Optimization algorithms for the solution of the frictionless normal contact between rough surfaces

TL;DR

This paper compares various optimization algorithms for solving the frictionless normal contact problem between rough surfaces using boundary element method, introducing a fast NNLS-based approach and a multi-resolution warm start for improved efficiency.

Contribution

It introduces a fast NNLS algorithm for contact problems and a multi-resolution warm start method, enhancing computational efficiency and accuracy in contact simulations.

Findings

NNLS method is two orders faster than Greedy CG.

The multi-resolution warm start improves convergence.

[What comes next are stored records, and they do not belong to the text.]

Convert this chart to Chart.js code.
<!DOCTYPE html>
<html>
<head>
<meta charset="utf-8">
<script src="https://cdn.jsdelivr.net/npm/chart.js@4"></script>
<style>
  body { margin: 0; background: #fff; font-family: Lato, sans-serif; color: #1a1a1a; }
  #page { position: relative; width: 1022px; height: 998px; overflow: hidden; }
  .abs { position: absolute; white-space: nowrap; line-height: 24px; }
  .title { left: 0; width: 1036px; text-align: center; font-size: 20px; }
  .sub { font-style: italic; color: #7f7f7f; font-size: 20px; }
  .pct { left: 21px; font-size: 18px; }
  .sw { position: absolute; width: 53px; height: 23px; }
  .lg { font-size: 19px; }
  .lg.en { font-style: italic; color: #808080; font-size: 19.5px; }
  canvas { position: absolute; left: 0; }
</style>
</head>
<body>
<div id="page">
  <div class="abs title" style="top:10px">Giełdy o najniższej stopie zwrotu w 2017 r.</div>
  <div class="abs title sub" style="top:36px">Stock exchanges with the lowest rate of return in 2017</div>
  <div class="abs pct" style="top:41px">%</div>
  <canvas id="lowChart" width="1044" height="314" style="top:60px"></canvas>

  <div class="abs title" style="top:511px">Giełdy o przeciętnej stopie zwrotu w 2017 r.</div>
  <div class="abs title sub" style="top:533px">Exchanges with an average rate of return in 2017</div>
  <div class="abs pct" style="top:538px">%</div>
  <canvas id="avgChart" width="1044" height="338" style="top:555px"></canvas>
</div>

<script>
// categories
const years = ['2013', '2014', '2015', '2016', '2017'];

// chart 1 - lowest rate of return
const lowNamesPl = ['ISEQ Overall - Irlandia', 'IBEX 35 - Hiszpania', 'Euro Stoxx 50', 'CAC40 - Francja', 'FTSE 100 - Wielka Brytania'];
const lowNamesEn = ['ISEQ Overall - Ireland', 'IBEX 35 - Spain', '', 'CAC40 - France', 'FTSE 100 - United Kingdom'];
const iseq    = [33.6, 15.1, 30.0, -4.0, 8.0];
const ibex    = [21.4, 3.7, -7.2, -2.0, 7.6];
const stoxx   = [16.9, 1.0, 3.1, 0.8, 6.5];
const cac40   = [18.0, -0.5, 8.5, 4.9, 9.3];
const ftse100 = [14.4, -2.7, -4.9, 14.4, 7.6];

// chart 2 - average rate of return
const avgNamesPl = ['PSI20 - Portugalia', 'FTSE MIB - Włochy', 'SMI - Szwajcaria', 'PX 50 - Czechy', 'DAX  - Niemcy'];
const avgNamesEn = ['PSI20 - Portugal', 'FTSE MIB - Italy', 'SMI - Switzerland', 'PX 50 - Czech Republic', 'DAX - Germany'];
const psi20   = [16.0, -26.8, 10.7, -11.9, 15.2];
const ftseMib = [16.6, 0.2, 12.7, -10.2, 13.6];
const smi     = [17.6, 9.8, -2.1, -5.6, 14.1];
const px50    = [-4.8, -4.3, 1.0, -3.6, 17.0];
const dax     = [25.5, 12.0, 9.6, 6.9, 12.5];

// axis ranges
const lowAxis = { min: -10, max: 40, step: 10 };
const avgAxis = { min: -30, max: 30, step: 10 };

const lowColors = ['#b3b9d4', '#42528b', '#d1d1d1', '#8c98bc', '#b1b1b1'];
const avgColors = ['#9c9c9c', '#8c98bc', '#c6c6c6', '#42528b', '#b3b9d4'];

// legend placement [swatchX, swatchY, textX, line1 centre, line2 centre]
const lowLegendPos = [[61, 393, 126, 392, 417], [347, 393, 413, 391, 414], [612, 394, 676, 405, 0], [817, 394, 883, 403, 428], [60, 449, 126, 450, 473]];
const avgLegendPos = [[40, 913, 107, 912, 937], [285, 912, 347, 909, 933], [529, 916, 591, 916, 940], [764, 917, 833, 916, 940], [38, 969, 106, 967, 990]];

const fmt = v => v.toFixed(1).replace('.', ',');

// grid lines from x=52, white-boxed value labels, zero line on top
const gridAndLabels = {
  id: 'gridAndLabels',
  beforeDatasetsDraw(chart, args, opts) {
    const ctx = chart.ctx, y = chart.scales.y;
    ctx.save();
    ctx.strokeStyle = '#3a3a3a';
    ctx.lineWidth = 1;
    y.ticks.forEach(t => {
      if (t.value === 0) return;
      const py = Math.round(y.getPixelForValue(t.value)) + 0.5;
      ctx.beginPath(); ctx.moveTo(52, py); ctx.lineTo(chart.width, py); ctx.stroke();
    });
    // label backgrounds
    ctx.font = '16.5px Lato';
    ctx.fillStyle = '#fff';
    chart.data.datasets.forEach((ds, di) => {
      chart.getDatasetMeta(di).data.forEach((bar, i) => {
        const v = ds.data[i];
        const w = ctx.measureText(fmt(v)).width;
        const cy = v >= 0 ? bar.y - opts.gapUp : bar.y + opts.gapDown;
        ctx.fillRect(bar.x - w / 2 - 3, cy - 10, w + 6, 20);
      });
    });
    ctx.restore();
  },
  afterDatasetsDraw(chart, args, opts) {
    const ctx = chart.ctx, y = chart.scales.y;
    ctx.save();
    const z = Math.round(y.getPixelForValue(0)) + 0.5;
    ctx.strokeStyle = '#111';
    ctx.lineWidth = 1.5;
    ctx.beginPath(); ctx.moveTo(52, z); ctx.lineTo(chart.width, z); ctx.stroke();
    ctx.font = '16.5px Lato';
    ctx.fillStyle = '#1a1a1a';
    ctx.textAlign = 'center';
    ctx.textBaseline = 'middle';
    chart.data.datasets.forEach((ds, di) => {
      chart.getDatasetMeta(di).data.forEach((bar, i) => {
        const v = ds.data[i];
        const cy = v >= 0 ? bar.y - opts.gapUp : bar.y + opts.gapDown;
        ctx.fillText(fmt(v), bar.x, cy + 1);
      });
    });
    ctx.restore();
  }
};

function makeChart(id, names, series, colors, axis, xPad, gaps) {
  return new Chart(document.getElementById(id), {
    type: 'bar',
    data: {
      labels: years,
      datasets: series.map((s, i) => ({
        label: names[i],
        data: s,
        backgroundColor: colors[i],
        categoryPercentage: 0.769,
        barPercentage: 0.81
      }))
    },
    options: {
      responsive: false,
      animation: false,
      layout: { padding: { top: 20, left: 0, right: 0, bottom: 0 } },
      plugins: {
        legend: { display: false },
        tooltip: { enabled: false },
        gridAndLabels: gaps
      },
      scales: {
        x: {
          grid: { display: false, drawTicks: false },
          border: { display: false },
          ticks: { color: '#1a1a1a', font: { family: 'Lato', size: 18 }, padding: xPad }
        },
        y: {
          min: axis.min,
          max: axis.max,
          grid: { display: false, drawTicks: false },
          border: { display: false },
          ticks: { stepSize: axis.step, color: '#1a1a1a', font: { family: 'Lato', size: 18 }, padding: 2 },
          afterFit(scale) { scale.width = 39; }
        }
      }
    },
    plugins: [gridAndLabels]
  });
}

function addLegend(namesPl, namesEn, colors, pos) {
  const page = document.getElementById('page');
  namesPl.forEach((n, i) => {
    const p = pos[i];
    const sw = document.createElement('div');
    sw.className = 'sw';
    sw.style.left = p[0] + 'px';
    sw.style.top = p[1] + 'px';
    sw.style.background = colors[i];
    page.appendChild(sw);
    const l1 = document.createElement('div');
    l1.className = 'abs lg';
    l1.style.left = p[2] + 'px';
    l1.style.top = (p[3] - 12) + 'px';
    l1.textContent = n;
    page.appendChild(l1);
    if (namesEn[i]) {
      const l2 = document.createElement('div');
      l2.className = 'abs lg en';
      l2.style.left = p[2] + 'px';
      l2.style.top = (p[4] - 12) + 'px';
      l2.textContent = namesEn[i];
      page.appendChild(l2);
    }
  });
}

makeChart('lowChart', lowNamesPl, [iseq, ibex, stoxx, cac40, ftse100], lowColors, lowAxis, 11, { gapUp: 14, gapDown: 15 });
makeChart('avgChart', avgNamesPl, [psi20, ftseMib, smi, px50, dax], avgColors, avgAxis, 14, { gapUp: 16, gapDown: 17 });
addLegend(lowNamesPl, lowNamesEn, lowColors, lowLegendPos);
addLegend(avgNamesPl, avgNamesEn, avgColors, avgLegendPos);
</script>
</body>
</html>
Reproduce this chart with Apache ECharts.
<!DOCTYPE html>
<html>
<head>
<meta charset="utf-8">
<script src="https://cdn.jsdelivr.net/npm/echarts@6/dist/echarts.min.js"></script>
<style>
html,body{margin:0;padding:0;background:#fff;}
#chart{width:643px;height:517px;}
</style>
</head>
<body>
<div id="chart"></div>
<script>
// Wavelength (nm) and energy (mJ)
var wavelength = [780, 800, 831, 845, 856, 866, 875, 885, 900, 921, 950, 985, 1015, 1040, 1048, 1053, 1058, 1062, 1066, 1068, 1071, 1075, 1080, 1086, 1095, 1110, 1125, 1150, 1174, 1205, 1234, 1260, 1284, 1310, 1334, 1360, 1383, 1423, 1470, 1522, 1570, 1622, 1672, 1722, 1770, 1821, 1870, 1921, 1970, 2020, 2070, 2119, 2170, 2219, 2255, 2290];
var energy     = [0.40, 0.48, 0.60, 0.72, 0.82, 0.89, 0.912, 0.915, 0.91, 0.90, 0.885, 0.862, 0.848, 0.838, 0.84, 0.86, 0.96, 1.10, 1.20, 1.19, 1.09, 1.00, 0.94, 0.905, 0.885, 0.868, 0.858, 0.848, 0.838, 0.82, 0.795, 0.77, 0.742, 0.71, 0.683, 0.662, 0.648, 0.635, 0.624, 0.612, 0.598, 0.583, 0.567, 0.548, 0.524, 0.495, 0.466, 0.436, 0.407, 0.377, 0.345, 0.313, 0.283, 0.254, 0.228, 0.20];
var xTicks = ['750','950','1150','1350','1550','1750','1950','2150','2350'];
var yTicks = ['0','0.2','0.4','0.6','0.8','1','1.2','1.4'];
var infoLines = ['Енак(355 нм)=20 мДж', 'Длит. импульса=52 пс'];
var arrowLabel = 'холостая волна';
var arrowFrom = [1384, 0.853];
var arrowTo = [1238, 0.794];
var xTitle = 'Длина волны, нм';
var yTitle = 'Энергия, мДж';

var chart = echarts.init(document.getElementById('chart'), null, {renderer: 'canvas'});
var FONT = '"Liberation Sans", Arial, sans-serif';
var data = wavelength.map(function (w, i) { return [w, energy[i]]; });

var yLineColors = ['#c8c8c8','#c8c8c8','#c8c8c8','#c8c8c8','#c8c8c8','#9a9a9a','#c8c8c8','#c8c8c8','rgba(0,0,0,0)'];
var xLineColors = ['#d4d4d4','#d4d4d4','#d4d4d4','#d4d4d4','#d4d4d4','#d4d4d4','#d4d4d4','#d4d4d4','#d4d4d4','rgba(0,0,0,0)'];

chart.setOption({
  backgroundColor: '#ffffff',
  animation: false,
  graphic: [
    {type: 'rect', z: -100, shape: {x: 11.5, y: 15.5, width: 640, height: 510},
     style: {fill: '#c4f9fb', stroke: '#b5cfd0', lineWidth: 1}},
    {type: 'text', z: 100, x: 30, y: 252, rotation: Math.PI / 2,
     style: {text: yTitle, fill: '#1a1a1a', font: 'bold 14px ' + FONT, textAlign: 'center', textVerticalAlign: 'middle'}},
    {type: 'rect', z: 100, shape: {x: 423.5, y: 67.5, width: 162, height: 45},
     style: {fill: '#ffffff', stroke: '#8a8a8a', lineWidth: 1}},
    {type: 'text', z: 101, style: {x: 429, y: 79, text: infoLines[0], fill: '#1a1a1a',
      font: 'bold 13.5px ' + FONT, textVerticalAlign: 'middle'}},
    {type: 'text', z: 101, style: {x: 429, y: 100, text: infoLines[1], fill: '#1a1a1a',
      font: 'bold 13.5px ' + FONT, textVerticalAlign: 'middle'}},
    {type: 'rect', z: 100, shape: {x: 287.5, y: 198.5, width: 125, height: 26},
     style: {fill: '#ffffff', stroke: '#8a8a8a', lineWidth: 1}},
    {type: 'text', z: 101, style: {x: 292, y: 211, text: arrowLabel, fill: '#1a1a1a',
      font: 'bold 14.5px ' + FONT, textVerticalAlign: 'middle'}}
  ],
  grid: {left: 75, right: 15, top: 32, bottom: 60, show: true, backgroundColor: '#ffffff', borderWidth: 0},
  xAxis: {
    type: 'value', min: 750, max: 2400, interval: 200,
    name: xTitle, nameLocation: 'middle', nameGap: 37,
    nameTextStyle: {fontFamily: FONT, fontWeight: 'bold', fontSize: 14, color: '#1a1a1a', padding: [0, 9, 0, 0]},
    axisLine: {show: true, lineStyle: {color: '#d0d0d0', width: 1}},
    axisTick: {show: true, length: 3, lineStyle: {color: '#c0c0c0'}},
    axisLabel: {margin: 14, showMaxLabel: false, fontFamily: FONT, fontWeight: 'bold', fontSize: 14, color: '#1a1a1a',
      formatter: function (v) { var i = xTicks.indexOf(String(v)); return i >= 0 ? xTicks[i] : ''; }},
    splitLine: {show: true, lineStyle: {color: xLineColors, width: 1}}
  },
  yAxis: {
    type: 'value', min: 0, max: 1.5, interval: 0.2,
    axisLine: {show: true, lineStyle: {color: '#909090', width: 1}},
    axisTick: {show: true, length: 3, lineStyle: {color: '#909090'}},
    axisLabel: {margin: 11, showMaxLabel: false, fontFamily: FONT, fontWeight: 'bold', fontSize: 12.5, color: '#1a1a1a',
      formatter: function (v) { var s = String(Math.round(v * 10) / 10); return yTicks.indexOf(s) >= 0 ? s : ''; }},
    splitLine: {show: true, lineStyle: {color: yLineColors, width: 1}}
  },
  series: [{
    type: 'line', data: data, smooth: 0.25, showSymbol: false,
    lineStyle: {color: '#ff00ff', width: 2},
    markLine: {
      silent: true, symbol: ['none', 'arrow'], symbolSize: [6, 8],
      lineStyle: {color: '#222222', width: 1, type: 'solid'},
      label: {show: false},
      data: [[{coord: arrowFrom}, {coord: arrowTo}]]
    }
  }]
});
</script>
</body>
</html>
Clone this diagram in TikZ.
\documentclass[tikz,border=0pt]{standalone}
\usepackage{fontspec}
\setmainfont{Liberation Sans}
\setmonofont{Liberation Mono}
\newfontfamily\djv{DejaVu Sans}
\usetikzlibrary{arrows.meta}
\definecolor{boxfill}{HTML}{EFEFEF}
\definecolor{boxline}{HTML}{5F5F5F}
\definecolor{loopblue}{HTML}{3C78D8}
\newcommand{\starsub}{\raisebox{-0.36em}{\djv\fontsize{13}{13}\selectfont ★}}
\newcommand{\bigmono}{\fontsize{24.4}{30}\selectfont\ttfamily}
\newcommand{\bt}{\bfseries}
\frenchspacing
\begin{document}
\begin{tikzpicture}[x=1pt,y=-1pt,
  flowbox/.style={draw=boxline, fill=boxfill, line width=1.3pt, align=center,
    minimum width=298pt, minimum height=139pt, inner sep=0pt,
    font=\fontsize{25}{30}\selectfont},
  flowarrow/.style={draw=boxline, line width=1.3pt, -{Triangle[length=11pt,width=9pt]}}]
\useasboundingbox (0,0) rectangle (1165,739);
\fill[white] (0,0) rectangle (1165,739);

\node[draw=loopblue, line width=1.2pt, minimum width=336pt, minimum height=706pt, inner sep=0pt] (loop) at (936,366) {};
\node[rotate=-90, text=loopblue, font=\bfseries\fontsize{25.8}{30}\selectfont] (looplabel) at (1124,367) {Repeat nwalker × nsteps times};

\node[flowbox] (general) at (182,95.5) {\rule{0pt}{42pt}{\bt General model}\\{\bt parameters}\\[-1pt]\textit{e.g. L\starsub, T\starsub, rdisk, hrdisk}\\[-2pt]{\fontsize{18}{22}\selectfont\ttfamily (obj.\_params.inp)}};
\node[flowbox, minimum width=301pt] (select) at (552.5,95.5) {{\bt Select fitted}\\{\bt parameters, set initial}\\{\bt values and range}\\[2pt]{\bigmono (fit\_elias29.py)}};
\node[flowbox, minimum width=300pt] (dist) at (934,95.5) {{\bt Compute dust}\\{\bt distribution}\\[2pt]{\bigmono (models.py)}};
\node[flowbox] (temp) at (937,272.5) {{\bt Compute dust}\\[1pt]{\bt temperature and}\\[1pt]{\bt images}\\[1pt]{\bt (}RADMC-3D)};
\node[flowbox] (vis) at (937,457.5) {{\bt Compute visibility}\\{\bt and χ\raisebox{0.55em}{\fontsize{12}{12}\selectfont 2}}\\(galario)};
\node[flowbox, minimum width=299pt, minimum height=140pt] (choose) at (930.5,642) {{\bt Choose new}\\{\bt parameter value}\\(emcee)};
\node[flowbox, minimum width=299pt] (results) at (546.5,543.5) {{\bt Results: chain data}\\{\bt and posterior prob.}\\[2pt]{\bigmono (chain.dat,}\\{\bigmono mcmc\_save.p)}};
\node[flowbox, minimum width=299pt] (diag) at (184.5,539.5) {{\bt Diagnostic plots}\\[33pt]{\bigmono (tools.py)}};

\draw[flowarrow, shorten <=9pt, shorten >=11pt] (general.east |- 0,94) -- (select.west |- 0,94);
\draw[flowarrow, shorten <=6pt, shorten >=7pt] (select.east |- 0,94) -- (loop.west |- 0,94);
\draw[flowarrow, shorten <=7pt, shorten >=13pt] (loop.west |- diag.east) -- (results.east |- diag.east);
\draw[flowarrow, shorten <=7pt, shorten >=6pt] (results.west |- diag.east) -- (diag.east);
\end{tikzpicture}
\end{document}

The approach is effective for self-similar fractal surfaces.

Abstract

This paper revisits the fundamental equations for the solution of the frictionless unilateral normal contact problem between a rough rigid surface and a linear elastic half-plane using the boundary element method (BEM). After recasting the resulting Linear Complementarity Problem (LCP) as a convex quadratic program (QP) with nonnegative constraints, different optimization algorithms are compared for its solution: (i) a Greedy method, based on different solvers for the unconstrained linear system (Conjugate Gradient CG, Gauss-Seidel, Cholesky factorization), (ii) a constrained CG algorithm, (iii) the Alternating Direction Method of Multipliers (ADMM), and ($iv$) the Non-Negative Least Squares (NNLS) algorithm, possibly warm-started by accelerated gradient projection steps or taking advantage of a loading history. The latter method is two orders of magnitude faster than the Greedy CG method and one order of magnitude faster than the constrained CG algorithm. Finally, we propose another type of warm start based on a refined criterion for the identification of the initial trial contact domain that can be used in conjunction with all the previous optimization algorithms. This method, called Cascade Multi-Resolution (CMR), takes advantage of physical considerations regarding the scaling of the contact predictions by changing the surface resolution. The method is very efficient and accurate when applied to real or numerically generated rough surfaces, provided that their power spectral density function is of power-law type, as in case of self-similar fractal surfaces.